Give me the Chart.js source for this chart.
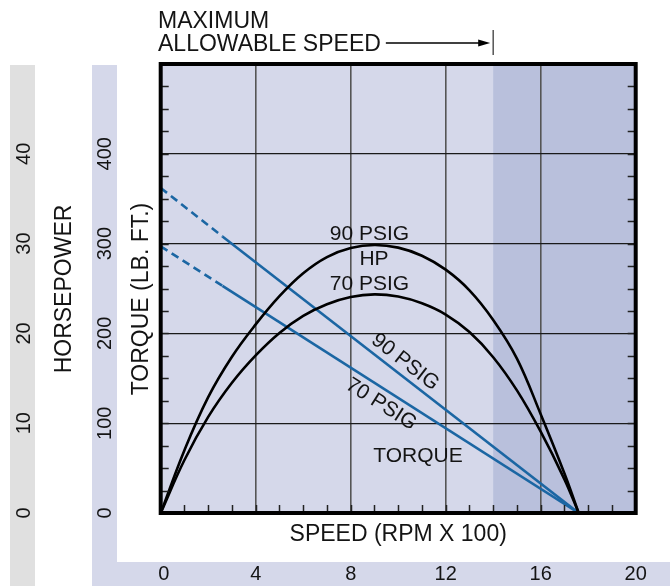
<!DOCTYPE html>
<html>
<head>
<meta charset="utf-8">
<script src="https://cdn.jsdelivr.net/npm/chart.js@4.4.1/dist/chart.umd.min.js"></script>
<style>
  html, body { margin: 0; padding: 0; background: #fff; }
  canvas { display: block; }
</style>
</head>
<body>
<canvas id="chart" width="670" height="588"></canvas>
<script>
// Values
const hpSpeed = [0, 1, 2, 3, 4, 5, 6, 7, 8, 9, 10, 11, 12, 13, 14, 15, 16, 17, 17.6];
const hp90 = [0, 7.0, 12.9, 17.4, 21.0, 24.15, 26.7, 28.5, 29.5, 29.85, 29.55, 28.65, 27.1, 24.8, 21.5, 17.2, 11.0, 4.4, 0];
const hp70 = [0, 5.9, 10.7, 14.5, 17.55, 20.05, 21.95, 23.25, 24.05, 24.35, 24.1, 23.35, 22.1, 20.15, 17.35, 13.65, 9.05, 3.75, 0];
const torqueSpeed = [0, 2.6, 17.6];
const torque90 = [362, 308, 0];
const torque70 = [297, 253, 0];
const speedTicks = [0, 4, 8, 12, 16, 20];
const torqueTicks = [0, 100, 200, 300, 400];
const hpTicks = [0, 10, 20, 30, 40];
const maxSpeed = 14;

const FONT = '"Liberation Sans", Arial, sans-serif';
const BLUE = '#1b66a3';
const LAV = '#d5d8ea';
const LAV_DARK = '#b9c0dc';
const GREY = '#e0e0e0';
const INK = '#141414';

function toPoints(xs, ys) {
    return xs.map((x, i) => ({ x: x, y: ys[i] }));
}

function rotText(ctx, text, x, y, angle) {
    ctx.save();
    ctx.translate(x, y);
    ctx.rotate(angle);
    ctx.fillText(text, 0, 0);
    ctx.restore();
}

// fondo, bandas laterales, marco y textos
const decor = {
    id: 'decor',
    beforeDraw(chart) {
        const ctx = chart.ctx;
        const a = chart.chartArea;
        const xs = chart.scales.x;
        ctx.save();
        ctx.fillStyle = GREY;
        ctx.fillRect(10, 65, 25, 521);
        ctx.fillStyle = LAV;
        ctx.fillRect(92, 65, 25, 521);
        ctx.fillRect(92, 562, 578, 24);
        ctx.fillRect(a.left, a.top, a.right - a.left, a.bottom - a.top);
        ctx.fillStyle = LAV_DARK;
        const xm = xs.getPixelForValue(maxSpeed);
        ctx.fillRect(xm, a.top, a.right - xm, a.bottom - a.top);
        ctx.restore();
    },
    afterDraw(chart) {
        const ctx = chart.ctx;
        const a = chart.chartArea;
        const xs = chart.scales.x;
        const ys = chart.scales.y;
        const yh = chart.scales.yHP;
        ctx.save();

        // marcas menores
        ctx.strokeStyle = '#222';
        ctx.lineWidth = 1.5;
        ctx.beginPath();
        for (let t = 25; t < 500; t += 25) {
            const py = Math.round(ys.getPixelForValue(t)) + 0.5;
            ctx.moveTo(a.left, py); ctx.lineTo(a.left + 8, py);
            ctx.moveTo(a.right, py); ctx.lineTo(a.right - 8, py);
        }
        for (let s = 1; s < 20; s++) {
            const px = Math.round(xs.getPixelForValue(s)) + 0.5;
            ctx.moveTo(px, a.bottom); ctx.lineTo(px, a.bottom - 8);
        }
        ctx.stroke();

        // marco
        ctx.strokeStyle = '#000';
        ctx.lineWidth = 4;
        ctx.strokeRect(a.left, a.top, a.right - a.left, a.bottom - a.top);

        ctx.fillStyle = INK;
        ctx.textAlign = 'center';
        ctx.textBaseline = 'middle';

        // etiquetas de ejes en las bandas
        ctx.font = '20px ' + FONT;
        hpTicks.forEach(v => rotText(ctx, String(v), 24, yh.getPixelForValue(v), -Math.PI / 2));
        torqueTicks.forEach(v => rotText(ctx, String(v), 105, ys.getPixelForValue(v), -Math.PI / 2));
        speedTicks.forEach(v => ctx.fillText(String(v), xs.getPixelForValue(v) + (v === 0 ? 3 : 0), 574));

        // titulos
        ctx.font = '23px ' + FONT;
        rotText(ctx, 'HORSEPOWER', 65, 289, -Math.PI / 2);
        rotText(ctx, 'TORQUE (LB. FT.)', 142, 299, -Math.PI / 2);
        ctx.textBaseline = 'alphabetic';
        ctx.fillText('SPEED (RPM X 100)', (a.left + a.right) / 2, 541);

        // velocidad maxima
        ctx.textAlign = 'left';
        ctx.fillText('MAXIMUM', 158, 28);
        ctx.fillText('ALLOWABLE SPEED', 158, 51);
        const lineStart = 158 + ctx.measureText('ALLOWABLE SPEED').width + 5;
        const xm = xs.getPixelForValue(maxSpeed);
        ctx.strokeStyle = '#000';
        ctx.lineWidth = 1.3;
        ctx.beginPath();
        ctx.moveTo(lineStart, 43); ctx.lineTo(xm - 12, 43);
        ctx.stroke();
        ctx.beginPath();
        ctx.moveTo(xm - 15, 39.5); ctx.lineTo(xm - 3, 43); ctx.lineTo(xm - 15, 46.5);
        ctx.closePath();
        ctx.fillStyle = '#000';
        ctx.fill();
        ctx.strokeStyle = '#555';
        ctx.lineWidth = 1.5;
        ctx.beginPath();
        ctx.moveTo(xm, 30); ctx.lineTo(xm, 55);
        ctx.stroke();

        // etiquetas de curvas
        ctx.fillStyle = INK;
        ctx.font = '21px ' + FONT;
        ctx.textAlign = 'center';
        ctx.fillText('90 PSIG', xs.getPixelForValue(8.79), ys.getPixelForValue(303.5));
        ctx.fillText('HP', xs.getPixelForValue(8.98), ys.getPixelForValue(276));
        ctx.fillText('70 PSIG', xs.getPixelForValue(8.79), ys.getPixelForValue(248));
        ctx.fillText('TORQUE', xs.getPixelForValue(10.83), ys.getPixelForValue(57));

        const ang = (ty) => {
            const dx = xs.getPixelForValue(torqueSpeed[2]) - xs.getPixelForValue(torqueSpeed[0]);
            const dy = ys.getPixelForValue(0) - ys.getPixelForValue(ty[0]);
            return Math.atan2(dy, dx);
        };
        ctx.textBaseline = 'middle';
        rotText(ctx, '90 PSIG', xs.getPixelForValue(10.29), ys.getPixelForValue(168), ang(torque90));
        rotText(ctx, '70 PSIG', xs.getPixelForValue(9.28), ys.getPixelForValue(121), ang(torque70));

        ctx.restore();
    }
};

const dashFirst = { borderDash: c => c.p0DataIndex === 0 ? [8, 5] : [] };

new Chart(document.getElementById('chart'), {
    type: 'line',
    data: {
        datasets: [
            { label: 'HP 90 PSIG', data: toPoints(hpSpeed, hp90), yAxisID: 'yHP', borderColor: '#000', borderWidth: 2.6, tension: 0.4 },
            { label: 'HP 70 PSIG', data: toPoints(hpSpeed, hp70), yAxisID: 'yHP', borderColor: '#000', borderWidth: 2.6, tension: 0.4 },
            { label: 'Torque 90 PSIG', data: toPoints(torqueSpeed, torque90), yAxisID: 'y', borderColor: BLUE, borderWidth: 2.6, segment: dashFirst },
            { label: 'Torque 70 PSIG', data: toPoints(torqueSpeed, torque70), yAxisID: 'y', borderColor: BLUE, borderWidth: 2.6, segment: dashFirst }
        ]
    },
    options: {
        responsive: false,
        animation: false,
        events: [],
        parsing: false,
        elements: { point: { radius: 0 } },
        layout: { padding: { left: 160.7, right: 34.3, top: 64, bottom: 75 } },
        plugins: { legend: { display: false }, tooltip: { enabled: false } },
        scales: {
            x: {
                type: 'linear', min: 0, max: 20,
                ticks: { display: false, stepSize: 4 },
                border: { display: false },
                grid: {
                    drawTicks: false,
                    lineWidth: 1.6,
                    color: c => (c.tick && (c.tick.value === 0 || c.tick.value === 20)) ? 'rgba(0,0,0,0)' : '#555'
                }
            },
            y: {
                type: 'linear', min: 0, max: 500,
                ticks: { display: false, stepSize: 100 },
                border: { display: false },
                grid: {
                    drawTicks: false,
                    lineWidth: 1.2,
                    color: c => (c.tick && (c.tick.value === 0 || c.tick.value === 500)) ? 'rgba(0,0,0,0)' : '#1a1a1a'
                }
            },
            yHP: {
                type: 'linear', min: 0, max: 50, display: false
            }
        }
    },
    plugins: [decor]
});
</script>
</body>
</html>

+--

> [TO BE DONE]
Leave out the pictures, then repeat the listing above exactly from its first line to the line with "const INK = '#141414';", inclusive.

> [RESULT FOR THIS TASK]
Give me the Chart.js source for this chart.
<!DOCTYPE html>
<html>
<head>
<meta charset="utf-8">
<script src="https://cdn.jsdelivr.net/npm/chart.js@4.4.1/dist/chart.umd.min.js"></script>
<style>
  html, body { margin: 0; padding: 0; background: #fff; }
  canvas { display: block; }
</style>
</head>
<body>
<canvas id="chart" width="670" height="588"></canvas>
<script>
// Values
const hpSpeed = [0, 1, 2, 3, 4, 5, 6, 7, 8, 9, 10, 11, 12, 13, 14, 15, 16, 17, 17.6];
const hp90 = [0, 7.0, 12.9, 17.4, 21.0, 24.15, 26.7, 28.5, 29.5, 29.85, 29.55, 28.65, 27.1, 24.8, 21.5, 17.2, 11.0, 4.4, 0];
const hp70 = [0, 5.9, 10.7, 14.5, 17.55, 20.05, 21.95, 23.25, 24.05, 24.35, 24.1, 23.35, 22.1, 20.15, 17.35, 13.65, 9.05, 3.75, 0];
const torqueSpeed = [0, 2.6, 17.6];
const torque90 = [362, 308, 0];
const torque70 = [297, 253, 0];
const speedTicks = [0, 4, 8, 12, 16, 20];
const torqueTicks = [0, 100, 200, 300, 400];
const hpTicks = [0, 10, 20, 30, 40];
const maxSpeed = 14;

const FONT = '"Liberation Sans", Arial, sans-serif';
const BLUE = '#1b66a3';
const LAV = '#d5d8ea';
const LAV_DARK = '#b9c0dc';
const GREY = '#e0e0e0';
const INK = '#141414';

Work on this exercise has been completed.